Flailing there—one worker said that they squealed like “aliens” for twenty minutes—the infants would then undergo a “medical procedure” known as “snipping”: Gosnell inserted scissors into their necks and cut their spinal columns. He reportedly charged according to the child’s size—sometimes seven and a half month-old infants—and joked about how they “flopped around like chickens” afterward, and that some were big enough to “carry him home.” One child was born in a toilet, thrashing about in the water before she died. In fact, body parts consistently obstructed the plumbing.
Further, Gosnell seems to have been something of a racist. Black himself, he performed his procedures on minorities in the abattoir downstairs, whereas white women were serviced in the cleaner spaces above. Numerous sickened and maimed patrons complained to authorities, but nothing was done. No one inspected the place. Not for two decades.
So there were many angles to this story—criminal, political, social; something for everyone. And the charge was that the mainstream press—with notable exceptions (J.D. Mullane, for one)—remained almost completely absent during the trial.
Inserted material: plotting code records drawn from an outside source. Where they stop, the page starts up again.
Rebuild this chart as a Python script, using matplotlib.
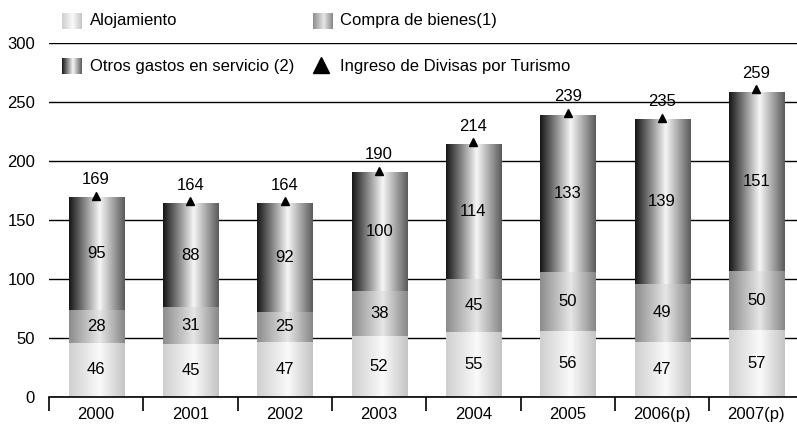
import numpy as np
import matplotlib
matplotlib.use('Agg')
import matplotlib.pyplot as plt
from matplotlib.colors import LinearSegmentedColormap
from matplotlib.lines import Line2D
from matplotlib.transforms import offset_copy

plt.rcParams['font.family'] = ['Liberation Sans', 'DejaVu Sans']

years = ['2000', '2001', '2002', '2003', '2004', '2005', '2006(p)', '2007(p)']
alojamiento = [46, 45, 47, 52, 55, 56, 47, 57]
compra = [28, 31, 25, 38, 45, 50, 49, 50]
otros = [95, 88, 92, 100, 114, 133, 139, 151]
ingreso = [169, 164, 164, 190, 214, 239, 235, 259]

# horizontal "cylinder" gradients for each series
cm_aloj = LinearSegmentedColormap.from_list('aloj', [(0, '#cfcfcf'), (0.55, '#fafafa'), (1, '#c4c4c4')])
cm_comp = LinearSegmentedColormap.from_list('comp', [(0, '#8c8c8c'), (0.55, '#e6e6e6'), (1, '#878787')])
cm_otro = LinearSegmentedColormap.from_list('otro', [(0, '#151515'), (0.55, '#f6f6f6'), (1, '#5a5a5a')])
grad = np.linspace(0, 1, 256).reshape(1, -1)

fs = 12

fig = plt.figure(figsize=(7.97, 4.30), dpi=100)
ax = fig.add_axes([49 / 797, 33 / 430, 754.6 / 797, 354 / 430])

x = np.arange(len(years))
width = 0.585

bottom = np.zeros(len(years))
for vals, cmap in [(alojamiento, cm_aloj), (compra, cm_comp), (otros, cm_otro)]:
    for i, v in enumerate(vals):
        x0 = x[i] - width / 2
        ax.imshow(grad, cmap=cmap, aspect='auto', extent=(x0, x0 + width, bottom[i], bottom[i] + v),
                  zorder=2, interpolation='bilinear')
        ax.text(x[i], bottom[i] + v / 2, str(v), ha='center', va='center', fontsize=fs, zorder=4)
    bottom += np.array(vals)

ax.set_xlim(-0.5, len(years) - 0.5)
ax.set_ylim(0, 300)

tri = offset_copy(ax.transData, fig=fig, y=2, units='dots')
ax.plot(x, ingreso, linestyle='none', marker='^', color='black', markersize=6,
        zorder=5, clip_on=False, transform=tri)
for i, v in enumerate(ingreso):
    ax.text(x[i], v + 9, str(v), ha='center', va='bottom', fontsize=fs, zorder=5)

for s in ['top', 'right', 'left']:
    ax.spines[s].set_visible(False)
ax.spines['bottom'].set_linewidth(1.2)

ax.set_yticks(range(0, 301, 50))
ax.tick_params(axis='y', length=0, pad=10, labelsize=fs)
ax.yaxis.grid(True, color='black', linewidth=1.0, zorder=0)
ax.set_axisbelow(True)

ax.set_xticks(x)
ax.set_xticklabels(years, fontsize=fs)
ax.set_xticks(np.arange(-0.5, len(years), 1), minor=True)
ax.tick_params(axis='x', which='major', length=0, pad=7)
ax.tick_params(axis='x', which='minor', length=10, width=1.2, direction='out')

# legend in figure coordinates
def grad_patch(xpix, ypix, cmap):
    lax = fig.add_axes([xpix / 797, 1 - (ypix + 16) / 430, 20 / 797, 16 / 430])
    lax.imshow(grad, cmap=cmap, aspect='auto', interpolation='bilinear')
    lax.axis('off')

lfs = 12
grad_patch(62, 13, cm_aloj)
fig.text(90 / 797, 1 - 21 / 430, 'Alojamiento', fontsize=lfs, va='center')
grad_patch(313, 13, cm_comp)
fig.text(340 / 797, 1 - 21 / 430, 'Compra de bienes(1)', fontsize=lfs, va='center')
grad_patch(62, 58, cm_otro)
fig.text(90 / 797, 1 - 66 / 430, 'Otros gastos en servicio (2)', fontsize=lfs, va='center')
fig.add_artist(Line2D([321 / 797], [1 - 65 / 430], marker='^', color='black', markersize=11,
                      linestyle='none', transform=fig.transFigure))
fig.text(340 / 797, 1 - 66 / 430, 'Ingreso de Divisas por Turismo', fontsize=lfs, va='center')

fig.savefig('out.png', dpi=100)
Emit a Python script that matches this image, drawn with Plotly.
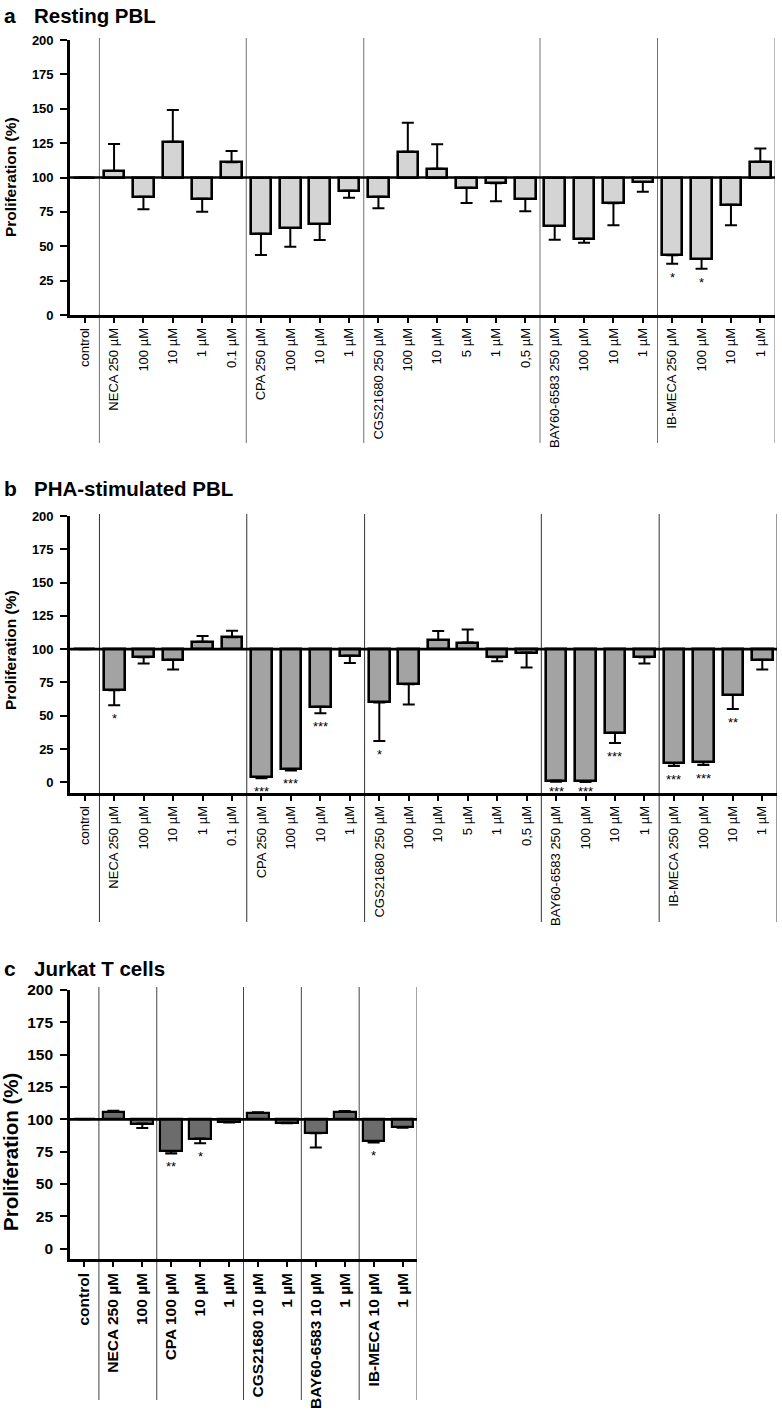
import plotly.graph_objects as go

# ---------------- data ----------------
labels_ab = ["control", "NECA 250 µM", "100 µM", "10 µM", "1 µM", "0.1 µM",
             "CPA 250 µM", "100 µM", "10 µM", "1 µM",
             "CGS21680 250 µM", "100 µM", "10 µM", "5 µM", "1 µM", "0,5 µM",
             "BAY60-6583 250 µM", "100 µM", "10 µM", "1 µM",
             "IB-MECA 250 µM", "100 µM", "10 µM", "1 µM"]
groups_ab = [1, 5, 4, 6, 4, 4]

values_a = [100, 104.7, 86, 126, 84.6, 111, 59, 63.3, 66.2, 90.4, 86, 118.8,
            106.4, 92.6, 95.8, 84.4, 64.7, 55.5, 81.2, 96.7, 43.4, 40.7, 80.2, 111.5]
err_a = [0, 19.7, 9.1, 23, 9.6, 8.3, 15.4, 13.6, 11.7, 5.1, 8.4, 21.1,
         17.7, 11.1, 13.1, 9, 9.9, 2.9, 16, 7, 6.1, 7, 15, 9.5]
stars_a = ["", "", "", "", "", "", "", "", "", "", "", "",
           "", "", "", "", "", "", "", "", "*", "*", "", ""]

values_b = [100, 69.1, 94, 92, 105.5, 109, 4.1, 9.9, 56.8, 95, 60, 73.6,
            106.8, 105, 94, 97.5, 1.3, 1.0, 37.2, 94, 14.3, 15, 65.6, 92]
err_b = [0, 11.3, 4.8, 7.3, 4.3, 4.8, 1, 1, 5, 5.3, 29, 15.1,
         6.8, 9.8, 3, 11.3, 0.8, 0.7, 7.6, 4.8, 2, 2, 10.6, 7.3]
stars_b = ["", "*", "", "", "", "", "***", "***", "***", "", "*", "",
           "", "", "", "", "***", "***", "***", "", "***", "***", "**", ""]

labels_c = ["control", "NECA 250 µM", "100 µM", "CPA 100 µM", "10 µM", "1 µM",
            "CGS21680 10 µM", "1 µM", "BAY60-6583 10 µM", "1 µM",
            "IB-MECA 10 µM", "1 µM"]
groups_c = [1, 2, 3, 2, 2, 2]
values_c = [100, 105.9, 96.7, 75.4, 85.1, 98, 105, 97.4, 89.2, 105.9, 83.3, 94.1]
err_c = [0, 0.8, 3.4, 1.8, 3.6, 0.5, 0.5, 0.4, 11, 0.6, 1.3, 0.6]
stars_c = ["", "", "", "**", "*", "", "", "", "", "", "*", ""]

titles = [("a", "Resting PBL"), ("b", "PHA-stimulated PBL"), ("c", "Jurkat T cells")]
y_ticks = [0, 25, 50, 75, 100, 125, 150, 175, 200]

# ---------------- layout constants ----------------
W, H = 782, 1412
FONT = "Liberation Sans, Arial, Helvetica, sans-serif"
STAR_GAP = 10      # gap (data units) between error-bar end and star
STAR_FLOOR = -6.5  # lowest position for a star label


def py(pix):
    return 1 - pix / H


panels = [
    dict(labels=labels_ab, groups=groups_ab, values=values_a, err=err_a, stars=stars_a,
         xdom=[70 / W, 775 / W], ydom=[py(315), py(40)], yrange=[0, 200],
         sep=(443, 38), color="#d4d4d4", bw=0.7, lw=2.6,
         xfont=dict(size=13, family=FONT, color="black"),
         yfont=dict(size=13, family=FONT, color="black", weight="bold"),
         ytitle_size=15.5, ytitle_y=177, title_y=15, sepcolor="#707070"),
    dict(labels=labels_ab, groups=groups_ab, values=values_b, err=err_b, stars=stars_b,
         xdom=[70 / W, 777 / W], ydom=[py(793), py(516)], yrange=[-8, 200],
         sep=(922, 514), color="#a3a3a3", bw=0.7, lw=2.6,
         xfont=dict(size=13, family=FONT, color="black"),
         yfont=dict(size=13, family=FONT, color="black", weight="bold"),
         ytitle_size=15.5, ytitle_y=650, title_y=488, sepcolor="#333333"),
    dict(labels=labels_c, groups=groups_c, values=values_c, err=err_c, stars=stars_c,
         xdom=[70 / W, 417 / W], ydom=[py(1259), py(990)], yrange=[-8, 200],
         sep=(1400, 987), color="#6c6c6c", bw=0.75, lw=2.2,
         xfont=dict(size=15.5, family=FONT, color="black", weight="bold"),
         yfont=dict(size=15.5, family=FONT, color="black", weight="bold"),
         ytitle_size=20.5, ytitle_y=1152, title_y=968, sepcolor="#444444"),
]

fig = go.Figure()
shapes = []
annotations = []

for k, p in enumerate(panels):
    n = len(p["labels"])
    xs = list(range(n))
    xa = "x" if k == 0 else f"x{k+1}"
    ya = "y" if k == 0 else f"y{k+1}"
    deltas = [v - 100 for v in p["values"]]
    plus = [e if v >= 100 else 0 for v, e in zip(p["values"], p["err"])]
    minus = [e if v < 100 else 0 for v, e in zip(p["values"], p["err"])]
    fig.add_trace(go.Bar(
        x=xs, y=deltas, base=100, width=p["bw"], xaxis=xa, yaxis=ya,
        marker=dict(color=p["color"], line=dict(color="black", width=p["lw"])),
        error_y=dict(type="data", symmetric=False, array=plus, arrayminus=minus,
                     color="black", thickness=2, width=6),
        hoverinfo="skip", showlegend=False,
    ))

    axname_x = "xaxis" if k == 0 else f"xaxis{k+1}"
    axname_y = "yaxis" if k == 0 else f"yaxis{k+1}"
    fig.update_layout({
        axname_x: dict(domain=p["xdom"], range=[-0.5, n - 0.5], anchor=ya,
                       tickmode="array", tickvals=xs, ticktext=p["labels"],
                       tickangle=-90, ticks="outside", ticklen=5, tickwidth=2,
                       tickcolor="black", showline=True, linewidth=2.6,
                       linecolor="black", showgrid=False, zeroline=False,
                       tickfont=p["xfont"], fixedrange=True, automargin=False),
        axname_y: dict(domain=p["ydom"], range=p["yrange"], anchor=xa,
                       tickmode="array", tickvals=y_ticks, ticks="outside",
                       ticklen=7, tickwidth=2, tickcolor="black", showline=True,
                       linewidth=2.6, linecolor="black", showgrid=False,
                       zeroline=False, tickfont=p["yfont"], ticklabelstandoff=4,
                       fixedrange=True, automargin=False),
    })

    # horizontal reference line at 100
    shapes.append(dict(type="line", xref=f"{xa} domain", yref=ya, x0=0, x1=1,
                       y0=100, y1=100, line=dict(color="black", width=2.6),
                       layer="above"))
    # group separators
    pos = -0.5
    for g in p["groups"]:
        pos += g
        shapes.append(dict(type="line", xref=xa, yref="paper", x0=pos, x1=pos,
                           y0=py(p["sep"][0]), y1=py(p["sep"][1]),
                           line=dict(color=p["sepcolor"], width=1), layer="below"))
    # significance stars
    for i, s in enumerate(p["stars"]):
        if s:
            sy = max(p["values"][i] - p["err"][i] - STAR_GAP, STAR_FLOOR)
            annotations.append(dict(x=i, y=sy, xref=xa, yref=ya,
                                    text=s, showarrow=False, yanchor="middle",
                                    font=dict(size=13, family=FONT, color="black")))
    # y title
    annotations.append(dict(x=10 / W, y=py(p["ytitle_y"]), xref="paper", yref="paper",
                            text="Proliferation (%)", textangle=-90, showarrow=False,
                            xanchor="center", yanchor="middle",
                            font=dict(size=p["ytitle_size"], family=FONT, color="black",
                                      weight="bold")))
    # panel title
    letter, title = titles[k]
    annotations.append(dict(x=2 / W, y=py(p["title_y"]), xref="paper", yref="paper",
                            text=letter, showarrow=False, xanchor="left", yanchor="middle",
                            font=dict(size=21, family=FONT, color="black", weight="bold")))
    annotations.append(dict(x=32 / W, y=py(p["title_y"]), xref="paper", yref="paper",
                            text=title, showarrow=False, xanchor="left", yanchor="middle",
                            font=dict(size=20.5, family=FONT, color="black", weight="bold")))

fig.update_layout(width=W, height=H, margin=dict(l=0, r=0, t=0, b=0, autoexpand=False),
                  plot_bgcolor="white", paper_bgcolor="white",
                  showlegend=False, bargap=0, shapes=shapes, annotations=annotations)

fig.write_html("out.html", config={"displayModeBar": False},
               post_script="document.body.style.margin='0';document.body.style.overflow='hidden';")
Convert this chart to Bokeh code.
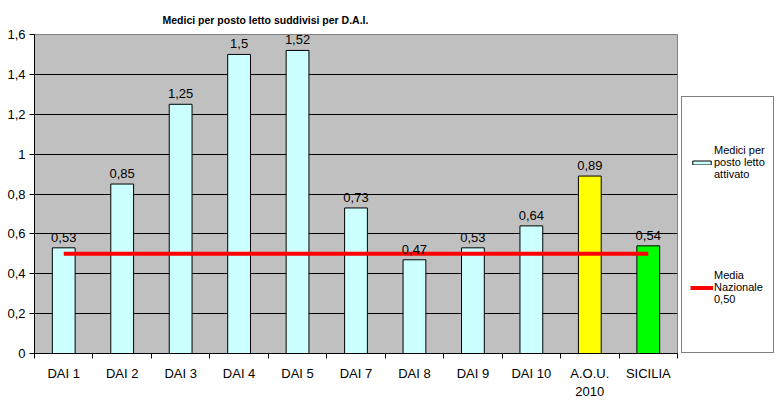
from bokeh.plotting import figure
from bokeh.layouts import row
from bokeh.models import (ColumnDataSource, Range1d, LinearAxis, CategoricalAxis, FixedTicker,
                          CustomJSTickFormatter, LabelSet, Legend, LegendItem, Title)
from bokeh.core.properties import value
from bokeh.embed import file_html
from bokeh.resources import INLINE

# ---- data ----
categories = ["DAI 1", "DAI 2", "DAI 3", "DAI 4", "DAI 5", "DAI 7", "DAI 8", "DAI 9", "DAI 10",
              "A.O.U.\n2010", "SICILIA"]
medici_per_posto = [0.53, 0.85, 1.25, 1.50, 1.52, 0.73, 0.47, 0.53, 0.64, 0.89, 0.54]
media_nazionale = 0.50
y_ticks = [0, 0.2, 0.4, 0.6, 0.8, 1.0, 1.2, 1.4, 1.6]
title_text = "Medici per posto letto suddivisi per D.A.I."
series_label = "Medici per\nposto letto\nattivato"
media_label = "Media\nNazionale\n0,50"

bar_colors = ["#CCFFFF"] * 9 + ["#FFFF00", "#00FF00"]
SERIES_COLOR = "#CCFFFF"
MEDIA_COLOR = "#FF0000"

FONT = "Liberation Sans"

src = ColumnDataSource(dict(
    cat=categories,
    val=medici_per_posto,
    color=bar_colors,
    txt=[("%g" % v).replace(".", ",") for v in medici_per_posto],
))
line_src = ColumnDataSource(dict(cat=categories, val=[media_nazionale] * len(categories)))

p = figure(width=680, height=403, x_range=categories, y_range=Range1d(0, y_ticks[-1]),
           output_backend="svg", toolbar_location=None, x_axis_location=None,
           min_border_left=34, min_border_right=3, min_border_top=34, min_border_bottom=50)
p.x_range.range_padding = 0

p.background_fill_color = "#C0C0C0"
p.border_fill_color = "white"
p.outline_line_color = "#808080"
p.outline_line_width = 1

# title
p.title = Title(text=title_text, align="left", offset=128,
                text_font=FONT, text_font_size="10.5px",
                text_font_style="bold", text_color="black", standoff=18)

# y axis
ya = p.yaxis[0]
ya.ticker = FixedTicker(ticks=y_ticks)
ya.formatter = CustomJSTickFormatter(code="return String(tick).replace('.', ',');")
ya.major_tick_out = 5
ya.major_tick_in = 0
ya.minor_tick_line_color = None
ya.axis_line_color = "black"
ya.major_tick_line_color = "black"
ya.major_label_text_font = FONT
ya.major_label_text_font_size = "13px"
ya.major_label_text_color = "black"
ya.major_label_standoff = 4

p.ygrid.ticker = FixedTicker(ticks=y_ticks[1:-1])
p.ygrid.grid_line_color = "black"
p.ygrid.grid_line_width = 1
p.xgrid.grid_line_color = None

# boundary ticks between categories (synthetic coordinates of the factor range)
n = len(categories)
tick_axis = LinearAxis(ticker=FixedTicker(ticks=list(range(n + 1))))
tick_axis.formatter = CustomJSTickFormatter(code="return '';")
tick_axis.major_tick_out = 5
tick_axis.major_tick_in = 0
tick_axis.minor_tick_line_color = None
tick_axis.axis_line_color = "black"
tick_axis.major_tick_line_color = "black"
tick_axis.major_label_text_font_size = "1px"
tick_axis.major_label_standoff = 0
p.add_layout(tick_axis, "below")

cat_axis = CategoricalAxis()
cat_axis.axis_line_color = None
cat_axis.major_tick_line_color = None
cat_axis.major_tick_out = 0
cat_axis.major_tick_in = 0
cat_axis.major_label_standoff = 7
cat_axis.major_label_text_font = FONT
cat_axis.major_label_text_font_size = "13px"
cat_axis.major_label_text_color = "black"
p.add_layout(cat_axis, "below")

# bars
bars = p.vbar(x="cat", top="val", width=0.39, source=src, fill_color="color",
              line_color="black", line_width=1)

# media line
media = p.line(x="cat", y="val", source=line_src, line_color=MEDIA_COLOR, line_width=4)

# value labels
labels = LabelSet(x="cat", y="val", text="txt", source=src, text_align="center",
                  text_baseline="bottom", y_offset=6, text_font=value(FONT),
                  text_font_size=value("13px"), text_color=value("black"))
p.add_layout(labels)

# ---- legend panel ----
lg = figure(width=99, height=403, x_range=Range1d(0, 1), y_range=Range1d(0, 1),
            output_backend="svg", toolbar_location=None, x_axis_location=None,
            y_axis_location=None, min_border=0)
lg.grid.visible = False
lg.outline_line_color = None
lg.background_fill_color = "white"
lg.border_fill_color = "white"
# swatch renderers kept outside the visible range: only their legend glyphs show
sw_bar = lg.vbar(x=[5], top=[1], width=0.5, fill_color=SERIES_COLOR, line_color="black",
                 line_width=1)
sw_line = lg.line(x=[5, 6], y=[0, 0], line_color=MEDIA_COLOR, line_width=4)

legend = Legend(items=[LegendItem(label=series_label, renderers=[sw_bar]),
                       LegendItem(label=media_label, renderers=[sw_line])],
                location=(1, 0), orientation="vertical",
                border_line_color="black", border_line_width=1,
                background_fill_color="white", background_fill_alpha=1,
                padding=8, spacing=11, margin=0, label_height=114,
                glyph_width=23, glyph_height=5, label_standoff=1,
                label_text_font=FONT, label_text_font_size="11px",
                label_text_color="black", label_text_line_height=1.2)
lg.add_layout(legend)

layout = row(p, lg, spacing=0)
open("out.html", "w").write(file_html(layout, INLINE))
The picture above is that of the courtroom benches reserved for the media. Apparently, nobody cared to hear; it was all one big meh.
The reasons proffered were that Gosnell’s was only a “local crime story” (the rejoinder: weren’t Trayvon Martin’s and Caylee Anthony’s the same?); it was “too grisly” (Newtown? Sandusky?); or, quizzically, it was “too charged with partisanship.”
As Victor Davis Hansen pointed out, had the victims been dogs, as in Michael Vick’s story, we’d have had blanket coverage and unified outrage. But here? Meh.
Some counter-reaction to the critics is telling. A follower on Dave Weigel’s twitter account (Slate) dismissed the whole affair with a “meh.” She said the trial was only being used for “political posturing.” Subsequently, at a congressional committee hearing, Planned Parenthood lobbyist Alisa Snow wouldn’t agree that a baby born in the “Gosnell circumstances”—breathing, moving—was herself a patient, deserving of respect and attention. The child’s fate was still contingent; it was a “health care” decision, she said.
But if there is no common ground here—with a live child—then I ask where? If this doesn’t appall everyone, what will? When you look right at this business and won’t call it what it is? Worse, won’t feel that it is what it is?
If that’s so, then what’s left to be rectified? Names are the least of it.
This is the way the world ends, said T.S. Eliot, Not with a bang but a whimper.
I’ll go him one step further: yes, with a whimper, but with no plaintiveness in that sound, neither of remorse nor even of self-pity. A whimper unmoved by its own end, let alone that of others; the bored sigh of those who have hollowed out their capacity to bother, and whose three-lettered epitaph dies in the smothered torpor of their own contempt.